Was ist ein Hacker?

Hacker übten schon immer eine besondere Faszination auf mich aus. Zum einen war es natürlich ihr Ruf, ähnlich wie Magier das Unmögliche möglich machen zu können – wenn auch klar ist, dass hinter den Fähigkeiten keineswegs irgendwelche geheimen Zauberkenntnisse stecken, sondern eher eine Mischung aus fundiertem Wissen und Schlauheit. Zweitens haben mich „coole“ Verhaltensmuster nie besonders interessiert, sondern für mich war mindestens ebenso wichtig, was jemand weiß und kann. Und dann kam ich schließlich in Kontakt mit dem Chaos Computer Club, mit seinen Vorstellungen und Diskussionen, mit den Themen der Vorträge und dem Hacker-Leben auf Kongressen und Sommercamps. Ich war begeistert von der dortigen Atmosphäre und den herrschenden Idealen – eine Mischung aus Sachlichkeit, Friedlichkeit, Rücksichtnahme, Wissen und Kreativität, wie man sie viel zu selten findet. Diese Dinge wurden nicht hochgehalten als Ideale, sondern still und leise als Selbstverständlichkeiten gelebt. Auch wenn es manchmal schwer ist, Kontakt zu diesen – manchmal etwas freakigen – Leuten herzustellen; sie sind selten offen und herzlich, sondern eher distanziert-zynisch (ich bin letztendlich genauso), aber dann grundsätzlich sehr freundlich und höflich. Auch wenn es nicht immer leicht ist, in diesen Gemeinschaften Anschluss zu finden (denn man muss von sich aus auf die Leute zugehen, andersherum wird es nicht passieren), kann man sich in diesen Gemeinschaften sehr wohl fühlen, denn sie sind wohltuend frei von Kleinlichkeit und Idiotie; alles wird akzeptiert, und alles sehr pragmatisch und liberal gehandhabt.
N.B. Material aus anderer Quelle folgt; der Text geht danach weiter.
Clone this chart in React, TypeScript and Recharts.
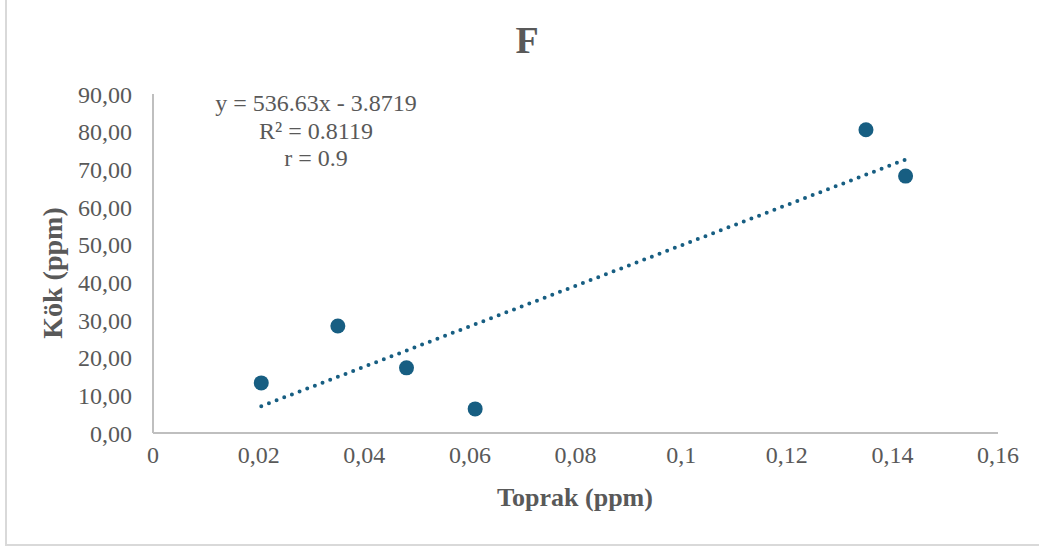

Lange Zeit dachte ich, es wäre noch ein weiter Weg, bis aus mir ein echter Hacker wird – trotz eines fundierten Computerwissens gibt es noch so viel, das ich nicht weiß, gleichzeitig bin ich weder ein IRC-Junkie, Usenet-Süchtiger, Dauerprogrammierer, Kryptographiefan noch Sicherheitsexperte (der typische Hacker bewegt sich vergleichsweise viel in diesen Dingen). Ich dachte, was einen Hacker ausmacht, ist ein profundes Grundwissen, sehr viel Erfahrung, spielerische Kreativität und große Intelligenz. Kurz gesagt Leute, die die geistigen Fähigkeiten und auch das nötige Werkzeug bzw. die Grundlagen haben, um daraus Faszinierendes zu erschaffen. So ganz falsch ist das letztendlich nicht. Aber ich habe – erst nach mehreren Jahren – gelernt, dass „Hacker sein“ vielmehr eine Einstellung und Lebensweise ist, aus der sich die obigen Dinge mehr oder weniger von alleine ergeben. Daher die Frage: Was ist ein Hacker?
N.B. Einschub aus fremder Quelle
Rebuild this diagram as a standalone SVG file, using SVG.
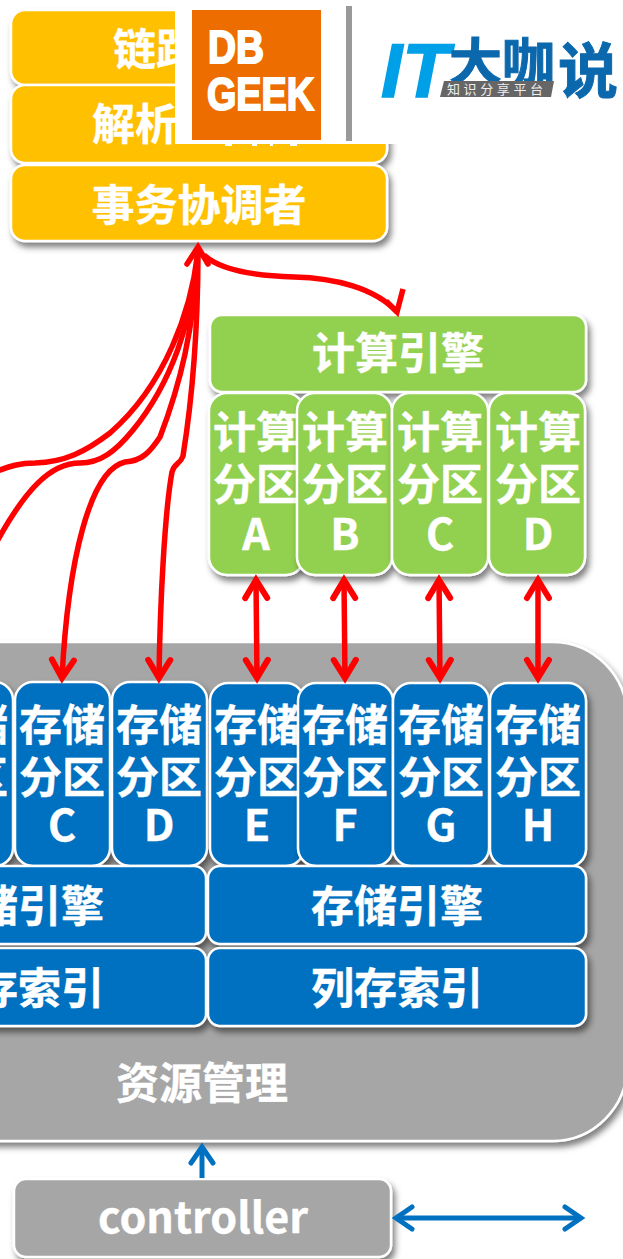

Zusammengefasst kann man sagen, dass Hacker nicht „besser“ oder „schlechter“ als andere Menschen sind, sie haben nur eine oft sehr verschiedene Herangehensweise an die Dinge – welche oft falsche Assoziationen und Missverständnisse weckt. Verstärkt wird das von der Effizienz, mit der die Dinge gemacht werden – der Hacker verzichtet auf symbolische Verhaltensweisen, und das lässt es für Außenstehende noch rätselhafter und ungewohnter aussehen. Selbst die Tatsache, dass der Begriff „Hacker“ vom Umgang mit Computern stammt und normalerweise auch immer damit in Verbindung gebracht wird, ist keine Ursache, sondern eher eine Folge: Angesichts der erwähnten Herangehensweisen landen die meisten Menschen mit Hacker-Natur automatisch bei den Computern, weil sie dort nach ihren eigenen Idealen gestalten können. Sie haben also eigentlich keine „Computer-Begabung“ (falls es so etwas überhaupt gibt), sondern lediglich eine Herangehens- und Arbeitsweise, die das Verständnis von Computern erleichtert – Arbeit ist es für sie genauso wie für jeden anderen, aber diese Arbeit liegt ihnen.